The Deputy Mayor for Security from the Sofia municipality, Ivan Sotirov, has proposed the creation of a special fund for cases of earthquakes, with contributions from all properties.
Sotirov has proposed the implementation of a tax that, in his words, might be minimal, but should be divided among all properties in the Bulgarian capital.
The deputy mayor also pointed out that the Sofia municipality should begin investigating and investing in safe-proving of important buildings, like the public buildings and the critical infrastructure....
"The Deputy Mayor for Security from the Sofia municipality, Ivan Sotirov, has proposed the creation of a special fund for cases of earthquakes, with contributions from all properties."
Try the compulsory earthquake insurance like Turkey. That "special" fund will disappear in the hands of the government through mismanagement and embezzlement where special insurance companies will do much better in compensating the damages.
"Try the compulsory earthquake insurance like Turkey."
I hadn't known of that, but it seems like a good idea. But what about the insurance premiums? They must be horrendous in earthquake-prone areas. I do know that home insurance fees are much higher in the quake zones in California.
"But what about the insurance premiums? They must be horrendous in earthquake-prone areas."
The earthquake insurance is compulsory, which means that there are huge number of participants paying premiums. This results in maximum premium/risk compensation ratio. Therefore, the premiums are not needed to be very high. For my flat in Istanbul, I pay a premium around 300$ per year.
It is not a flat rate for sure but the variance is held as less as possible. The idea is not full compensation of the damage but compensation to a limited amount.

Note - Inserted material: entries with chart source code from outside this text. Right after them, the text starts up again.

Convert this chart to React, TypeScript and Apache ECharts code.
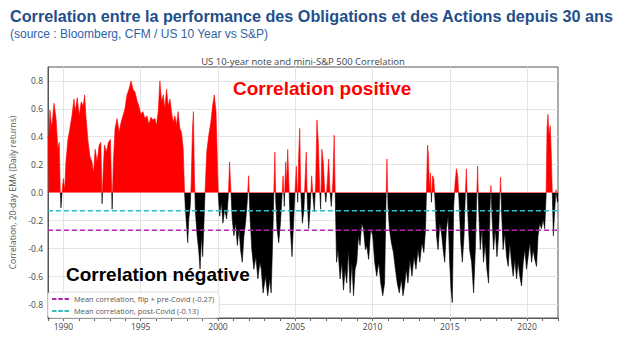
import { useEffect, useRef } from 'react';
import * as echarts from 'echarts';

// Decimal-year dates and the 20-day EMA correlation
const years = [
  1989.00, 1989.04, 1989.13, 1989.24, 1989.39, 1989.52, 1989.64, 1989.73, 1989.79, 1989.84,
  1989.90, 1989.99, 1990.08, 1990.16, 1990.29, 1990.42, 1990.55, 1990.68, 1990.76, 1990.89,
  1991.02, 1991.15, 1991.28, 1991.37, 1991.45, 1991.58, 1991.71, 1991.84, 1991.95, 1992.05,
  1992.18, 1992.31, 1992.42, 1992.50, 1992.56, 1992.65, 1992.78, 1992.91, 1993.04, 1993.15,
  1993.23, 1993.34, 1993.47, 1993.60, 1993.72, 1993.85, 1993.98, 1994.11, 1994.24, 1994.37,
  1994.50, 1994.63, 1994.76, 1994.88, 1995.01, 1995.14, 1995.27, 1995.40, 1995.53, 1995.66,
  1995.79, 1995.92, 1996.02, 1996.13, 1996.24, 1996.35, 1996.46, 1996.56, 1996.67, 1996.78,
  1996.89, 1996.99, 1997.10, 1997.21, 1997.31, 1997.42, 1997.53, 1997.64, 1997.75, 1997.83,
  1997.89, 1997.98, 1998.04, 1998.11, 1998.20, 1998.26, 1998.35, 1998.41, 1998.47, 1998.54,
  1998.65, 1998.75, 1998.84, 1998.93, 1999.01, 1999.10, 1999.16, 1999.27, 1999.40, 1999.53,
  1999.65, 1999.76, 1999.87, 1999.96, 2000.02, 2000.11, 2000.21, 2000.32, 2000.43, 2000.56,
  2000.67, 2000.75, 2000.84, 2000.92, 2001.03, 2001.14, 2001.25, 2001.36, 2001.46, 2001.57,
  2001.68, 2001.78, 2001.89, 2001.98, 2002.07, 2002.19, 2002.32, 2002.45, 2002.58, 2002.71,
  2002.80, 2002.92, 2003.07, 2003.22, 2003.35, 2003.44, 2003.52, 2003.61, 2003.68, 2003.74,
  2003.82, 2003.93, 2004.04, 2004.12, 2004.21, 2004.29, 2004.38, 2004.45, 2004.51, 2004.60,
  2004.68, 2004.79, 2004.90, 2004.98, 2005.07, 2005.16, 2005.22, 2005.29, 2005.35, 2005.46,
  2005.56, 2005.65, 2005.71, 2005.78, 2005.87, 2005.97, 2006.06, 2006.14, 2006.23, 2006.32,
  2006.40, 2006.49, 2006.58, 2006.64, 2006.72, 2006.81, 2006.90, 2006.98, 2007.07, 2007.16,
  2007.24, 2007.33, 2007.43, 2007.52, 2007.58, 2007.67, 2007.77, 2007.90, 2008.01, 2008.12,
  2008.22, 2008.33, 2008.44, 2008.55, 2008.66, 2008.77, 2008.87, 2008.98, 2009.09, 2009.19,
  2009.30, 2009.41, 2009.54, 2009.62, 2009.75, 2009.88, 2010.01, 2010.14, 2010.27, 2010.40,
  2010.53, 2010.66, 2010.78, 2010.87, 2010.93, 2011.00, 2011.09, 2011.22, 2011.35, 2011.48,
  2011.60, 2011.73, 2011.86, 2011.97, 2012.07, 2012.18, 2012.29, 2012.42, 2012.55, 2012.68,
  2012.81, 2012.94, 2013.06, 2013.19, 2013.32, 2013.43, 2013.49, 2013.56, 2013.62, 2013.68,
  2013.75, 2013.81, 2013.88, 2013.96, 2014.05, 2014.14, 2014.24, 2014.35, 2014.46, 2014.57,
  2014.67, 2014.78, 2014.89, 2014.99, 2015.08, 2015.16, 2015.25, 2015.34, 2015.43, 2015.51,
  2015.60, 2015.71, 2015.81, 2015.92, 2016.00, 2016.07, 2016.15, 2016.28, 2016.41, 2016.54,
  2016.65, 2016.73, 2016.80, 2016.86, 2016.97, 2017.08, 2017.18, 2017.29, 2017.40, 2017.51,
  2017.60, 2017.66, 2017.73, 2017.83, 2017.94, 2018.05, 2018.15, 2018.22, 2018.28, 2018.35,
  2018.45, 2018.56, 2018.67, 2018.78, 2018.88, 2018.99, 2019.10, 2019.21, 2019.32, 2019.42,
  2019.53, 2019.64, 2019.75, 2019.86, 2019.96, 2020.07, 2020.18, 2020.29, 2020.39, 2020.50,
  2020.61, 2020.71, 2020.82, 2020.93, 2021.03, 2021.14, 2021.23, 2021.29, 2021.35, 2021.42,
  2021.50, 2021.57, 2021.63, 2021.70, 2021.79, 2021.87, 2021.96, 2022.00,
];

const corr = [
  0.40, 0.38, 0.59, 0.46, 0.64, 0.53, 0.31, 0.36, 0.02, -0.11,
  -0.01, 0.10, 0.02, 0.22, 0.38, 0.46, 0.55, 0.67, 0.58, 0.68,
  0.55, 0.65, 0.62, 0.70, 0.55, 0.38, 0.26, 0.22, 0.14, 0.31,
  0.22, 0.34, 0.36, -0.08, 0.12, 0.34, 0.29, 0.36, 0.38, -0.12,
  0.22, 0.46, 0.53, 0.43, 0.50, 0.55, 0.60, 0.70, 0.74, 0.80,
  0.74, 0.72, 0.66, 0.62, 0.56, 0.58, 0.53, 0.55, 0.49, 0.54,
  0.52, 0.53, 0.48, 0.58, 0.80, 0.65, 0.70, 0.60, 0.74, 0.62,
  0.67, 0.58, 0.50, 0.55, 0.48, 0.58, 0.46, 0.43, 0.31, 0.02,
  -0.12, -0.26, -0.36, -0.19, -0.10, 0.05, 0.46, 0.58, 0.14, -0.14,
  -0.31, -0.41, -0.55, -0.31, -0.46, -0.19, 0.00, 0.29, 0.41, 0.50,
  0.62, 0.70, 0.58, 0.22, -0.02, -0.17, -0.07, -0.22, -0.12, -0.19,
  -0.02, 0.22, 0.00, -0.19, -0.31, -0.22, -0.38, -0.26, -0.41, -0.50,
  -0.31, -0.22, -0.07, 0.12, -0.17, -0.41, -0.55, -0.46, -0.62, -0.50,
  -0.55, -0.72, -0.60, -0.74, -0.62, -0.72, -0.41, -0.02, 0.29, -0.07,
  -0.26, -0.36, -0.22, -0.07, 0.12, -0.10, 0.22, 0.07, 0.31, 0.02,
  -0.26, -0.46, -0.19, 0.00, 0.19, -0.07, 0.26, 0.46, 0.02, -0.22,
  -0.12, 0.14, 0.29, -0.07, -0.26, -0.10, 0.12, -0.02, -0.14, 0.07,
  0.52, 0.36, 0.02, -0.12, 0.31, 0.22, 0.02, -0.07, 0.07, 0.24,
  0.02, -0.10, 0.07, 0.41, 0.02, -0.50, -0.41, -0.62, -0.50, -0.70,
  -0.55, -0.65, -0.41, -0.72, -0.50, -0.74, -0.55, -0.50, -0.31, -0.38,
  -0.22, -0.26, -0.41, -0.38, -0.48, -0.26, -0.31, -0.50, -0.60, -0.50,
  -0.65, -0.74, -0.65, -0.07, 0.24, -0.10, -0.26, -0.36, -0.43, -0.55,
  -0.65, -0.72, -0.62, -0.74, -0.67, -0.55, -0.65, -0.48, -0.60, -0.46,
  -0.55, -0.41, -0.50, -0.36, -0.43, -0.26, 0.02, 0.34, 0.26, 0.02,
  0.14, -0.07, 0.12, 0.10, -0.07, -0.31, -0.41, -0.22, -0.29, -0.41,
  -0.50, -0.26, -0.17, -0.50, -0.70, -0.79, -0.10, 0.07, 0.17, 0.12,
  -0.07, -0.36, -0.50, -0.31, -0.02, 0.17, -0.12, -0.41, -0.50, -0.72,
  -0.41, -0.07, 0.19, -0.10, -0.41, -0.26, -0.50, -0.36, -0.55, -0.65,
  -0.12, 0.05, -0.17, -0.41, -0.26, -0.46, -0.31, -0.07, 0.11, -0.14,
  -0.41, -0.29, -0.46, -0.53, -0.36, -0.50, -0.60, -0.48, -0.62, -0.50,
  -0.60, -0.67, -0.50, -0.41, -0.55, -0.46, -0.36, -0.50, -0.41, -0.48,
  -0.53, -0.31, -0.22, -0.26, -0.19, -0.26, -0.02, 0.46, 0.56, 0.41,
  0.48, 0.26, 0.00, -0.31, -0.12, 0.02, -0.07, -0.05,
];

const meanPre = -0.27;
const meanPost = -0.13;
const xRange = [1989, 2022];
const yRange = [-0.9, 0.9];

const titleText = 'Correlation entre la performance des Obligations et des Actions depuis 30 ans';
const subtitleText = '(source : Bloomberg, CFM / US 10 Year vs S&P)';
const chartTitle = 'US 10-year note and mini-S&P 500 Correlation';
const yAxisName = 'Correlation, 20-day EMA (Daily returns)';
const posLabel = 'Correlation positive';
const negLabel = 'Correlation négative';

export default function App() {
  const ref = useRef<HTMLDivElement>(null);
  useEffect(() => {
    document.body.style.margin = '0';
    const chart = echarts.init(ref.current!, null, { renderer: 'svg' });
    const data = years.map((y, i) => [y, corr[i]]);
    const nameFont = 'Open Sans';
    const transparent = 'rgba(0,0,0,0)';
    const grid = '#e4e4e4';
    const preName = `Mean correlation, flip + pre-Covid (${meanPre})`;
    const postName = `Mean correlation, post-Covid (${meanPost})`;
    const dashIcon = 'path://M0,0h5v2h-5z M7,0h5v2h-5z M14,0h5v2h-5z';
    const preColor = '#ab2aae';
    const postColor = '#2ec0bc';
    chart.setOption({
      animation: false,
      backgroundColor: '#ffffff',
      grid: {
        left: 46, right: 86, top: 67, bottom: 22,
        show: true, borderColor: '#555', borderWidth: 1, containLabel: false,
      },
      xAxis: {
        type: 'value', min: xRange[0], max: xRange[1], interval: 1,
        axisLine: { show: true, onZero: false, lineStyle: { color: '#555' } },
        axisTick: { show: true, length: 3, lineStyle: { color: '#666' } },
        axisLabel: {
          formatter: (v: number) => (Math.round(v) % 5 === 0 ? String(Math.round(v)) : ''),
          fontSize: 8.5, color: '#444', fontFamily: nameFont, margin: 4,
        },
        splitLine: {
          show: true,
          lineStyle: { color: [transparent, grid, transparent, transparent, transparent], width: 1 },
        },
      },
      yAxis: {
        type: 'value', min: yRange[0], max: yRange[1], interval: 0.1,
        name: yAxisName, nameLocation: 'middle', nameGap: 31, nameRotate: 90,
        nameTextStyle: { fontSize: 8.5, color: '#555', fontFamily: nameFont },
        axisLine: { show: true, lineStyle: { color: '#555' } },
        axisTick: { show: false },
        axisLabel: {
          formatter: (v: number) => {
            const r = Math.round(v * 10);
            return r % 2 === 0 && Math.abs(r) < 9 ? (r / 10).toFixed(1) : '';
          },
          fontSize: 8.5, color: '#444', fontFamily: nameFont, margin: 5,
        },
        splitLine: { show: true, lineStyle: { color: [transparent, grid], width: 1 } },
      },
      visualMap: {
        show: false, type: 'piecewise', seriesIndex: 0, dimension: 1,
        pieces: [
          { gt: 0, lte: 1, color: '#ff0000' },
          { gt: -1, lte: 0, color: '#000000' },
        ],
      },
      legend: {
        data: [
          { name: preName, icon: dashIcon, itemStyle: { color: preColor } },
          { name: postName, icon: dashIcon, itemStyle: { color: postColor } },
        ],
        orient: 'vertical', left: 48, top: 292,
        padding: [3, 5, 3, 4], itemGap: 4, itemWidth: 17, itemHeight: 7,
        backgroundColor: '#ffffff', borderColor: '#dddddd', borderWidth: 1, borderRadius: 3,
        textStyle: { fontSize: 7.5, color: '#555', fontFamily: nameFont },
      },
      series: [
        {
          type: 'line', data, symbol: 'none', silent: true,
          lineStyle: { width: 0.6 }, areaStyle: { opacity: 1 }, z: 2,
        },
        {
          name: preName, type: 'line', symbol: 'none', silent: true, z: 3,
          data: [[xRange[0], meanPre], [xRange[1], meanPre]],
          lineStyle: { type: [5, 3], color: preColor, width: 1.5 },
          itemStyle: { color: preColor },
        },
        {
          name: postName, type: 'line', symbol: 'none', silent: true, z: 3,
          data: [[xRange[0], meanPost], [xRange[1], meanPost]],
          lineStyle: { type: [5, 3], color: postColor, width: 1.5 },
          itemStyle: { color: postColor },
        },
      ],
      graphic: [
        {
          type: 'text', x: 10, y: 15.5, z: 100,
          style: {
            text: titleText, fontSize: 16.2, fontWeight: 'bold', fontFamily: 'Liberation Sans',
            fill: '#1f4f8c', align: 'left', verticalAlign: 'middle',
          },
        },
        {
          type: 'text', x: 10, y: 34, z: 100,
          style: {
            text: subtitleText, fontSize: 12, fontFamily: 'Liberation Sans',
            fill: '#2e62a6', align: 'left', verticalAlign: 'middle',
          },
        },
        {
          type: 'text', x: 303, y: 61, z: 100,
          style: {
            text: chartTitle, fontSize: 9.5, fontFamily: nameFont,
            fill: '#444', align: 'center', verticalAlign: 'middle',
          },
        },
        {
          type: 'text', x: 233, y: 88, z: 100,
          style: {
            text: posLabel, fontSize: 19, fontWeight: 'bold', fontFamily: 'Liberation Sans',
            fill: '#ff0000', align: 'left', verticalAlign: 'middle',
          },
        },
        {
          type: 'text', x: 66, y: 274, z: 100,
          style: {
            text: negLabel, fontSize: 19, fontWeight: 'bold', fontFamily: 'Liberation Sans',
            fill: '#000000', align: 'left', verticalAlign: 'middle',
          },
        },
      ],
    });
    return () => chart.dispose();
  }, []);
  return <div ref={ref} style={{ width: 644, height: 340, position: 'fixed', left: 0, top: 0 }} />;
}
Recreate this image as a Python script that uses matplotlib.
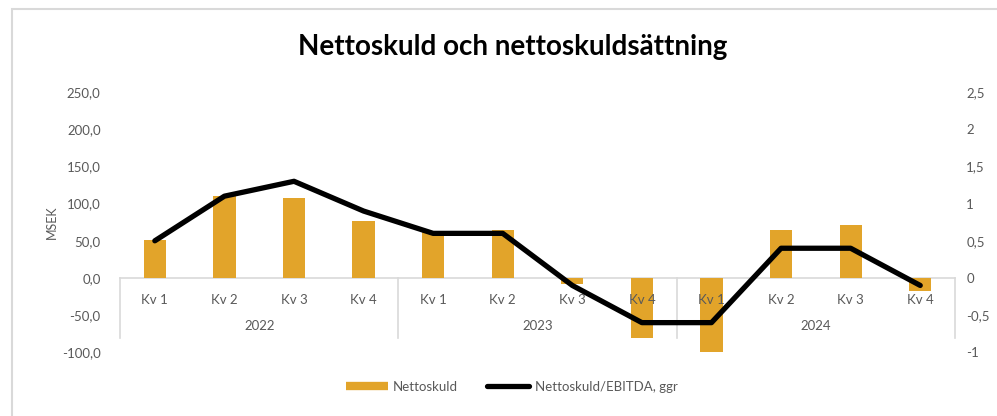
import matplotlib
matplotlib.use('Agg')
import matplotlib.pyplot as plt
from matplotlib.lines import Line2D
from matplotlib.patches import Rectangle

plt.rcParams['font.family'] = ['Lato', 'DejaVu Sans']

years = ['2022', '2023', '2024']
quarters = ['Kv 1', 'Kv 2', 'Kv 3', 'Kv 4']
nettoskuld = [51, 110, 108, 77, 62, 64, -8, -80, -101, 65, 71, -17]
skuldsattning = [0.5, 1.1, 1.3, 0.9, 0.6, 0.6, -0.1, -0.6, -0.6, 0.4, 0.4, -0.1]
left_ticks = [-100, -50, 0, 50, 100, 150, 200, 250]
right_ticks = [-1, -0.5, 0, 0.5, 1, 1.5, 2, 2.5]

GOLD = '#E2A42A'
GRID = '#D9D9D9'
TXT = '#595959'


def fmt_sv(v, decimals):
    s = f'{v:.{decimals}f}' if decimals else f'{v:g}'
    return s.replace('.', ',')


fig = plt.figure(figsize=(9.97, 4.16), dpi=100)
ax = fig.add_axes([0.1204, 0.1529, 0.8375, 0.6259])
ax2 = ax.twinx()

x = list(range(len(nettoskuld)))
ax.bar(x, nettoskuld, width=0.32, color=GOLD, zorder=2)
ax2.plot(x, skuldsattning, color='black', lw=3.8, solid_capstyle='round',
         solid_joinstyle='round', zorder=3)

ax.set_xlim(-0.5, len(x) - 0.5)
ax.set_ylim(-100, 250)
ax2.set_ylim(-1, 2.5)

ax.set_yticks(left_ticks)
ax.set_yticklabels([fmt_sv(v, 1) for v in left_ticks])
ax2.set_yticks(right_ticks)
ax2.set_yticklabels([fmt_sv(v, 0) for v in right_ticks])
ax.set_xticks([])

for a in (ax, ax2):
    for s in a.spines.values():
        s.set_visible(False)
    a.tick_params(axis='y', length=0, labelsize=9.5, labelcolor=TXT)
ax.tick_params(axis='y', pad=14)
ax2.tick_params(axis='y', pad=8)

ax.set_ylabel('MSEK', fontsize=9, color=TXT)
ax.yaxis.set_label_coords(-0.075, 0.5)

# category axis at zero with quarter and year labels
ax.plot([-0.5, len(x) - 0.5], [0, 0], color=GRID, lw=1.2, zorder=1, clip_on=False)
for i in x:
    ax.text(i, -29, quarters[i % 4], ha='center', va='center', fontsize=9.5,
            color=TXT, clip_on=False)
for j, yr in enumerate(years):
    ax.text(j * 4 + 1.5, -64, yr, ha='center', va='center', fontsize=9.5,
            color=TXT, clip_on=False)
for sep in range(0, len(x) + 1, 4):
    ax.plot([sep - 0.5, sep - 0.5], [0, -81], color=GRID, lw=1.2, zorder=1,
            clip_on=False)

fig.text(0.5138, 0.887, 'Nettoskuld och nettoskuldsättning', ha='center',
         va='center', fontsize=20, fontweight='bold', color='black')

handles = [Line2D([], [], color=GOLD, lw=6, solid_capstyle='butt'),
           Line2D([], [], color='black', lw=3.8, solid_capstyle='round')]
fig.legend(handles, ['Nettoskuld', 'Nettoskuld/EBITDA, ggr'], loc='center',
           bbox_to_anchor=(0.513, 0.07), ncol=2, frameon=False, fontsize=9.5,
           labelcolor=TXT, handlelength=3.2, handletextpad=0.4, columnspacing=2.2)

fig.patches.append(Rectangle((12 / 997, -0.1), 1.2, 1.1 + (416 - 9.5) / 416 - 1,
                             transform=fig.transFigure, fill=False,
                             edgecolor=GRID, lw=1.5))

fig.savefig('out.png', dpi=100, facecolor='white')
plt.close(fig)
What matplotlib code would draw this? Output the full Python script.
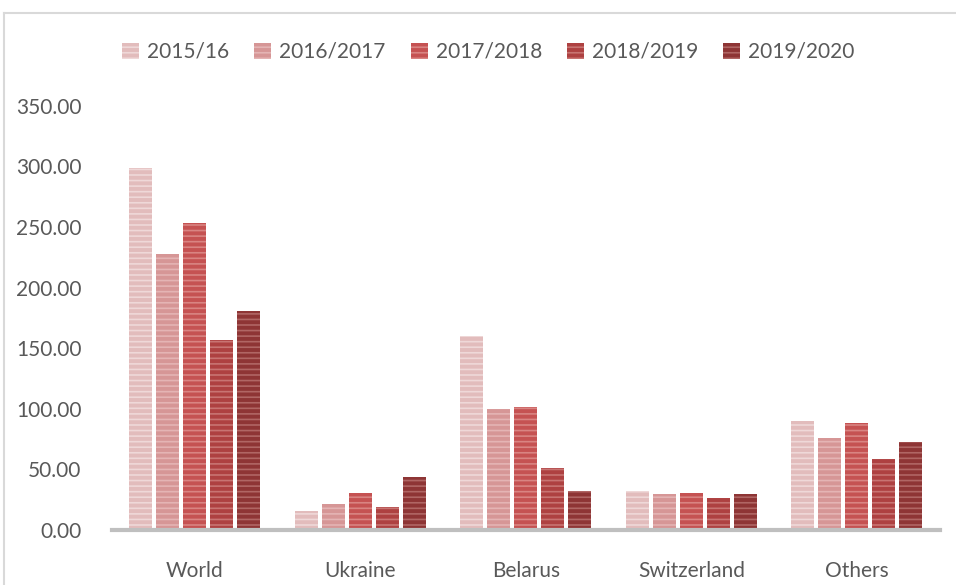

If you want higher compensation, you buy an additional insurance. But even this is not very expensive.
In this system, the government does not have to collect taxes before or after the earthquake. It is done by insurance companies where there is much less mismanagement, embezzlement, uneven compensation or similar government illnesses.
I may have a distorted image of Turkey, but it seems to me that much of the land surface is agricultural, so it would seem to me that in those areas the standard of living would be quite different from the big cities. It is less likely that they could afford the higher premiums, if there weren't some kind of modulation.
The US social security program is much the same way. It's intended to supplement income, not replace it.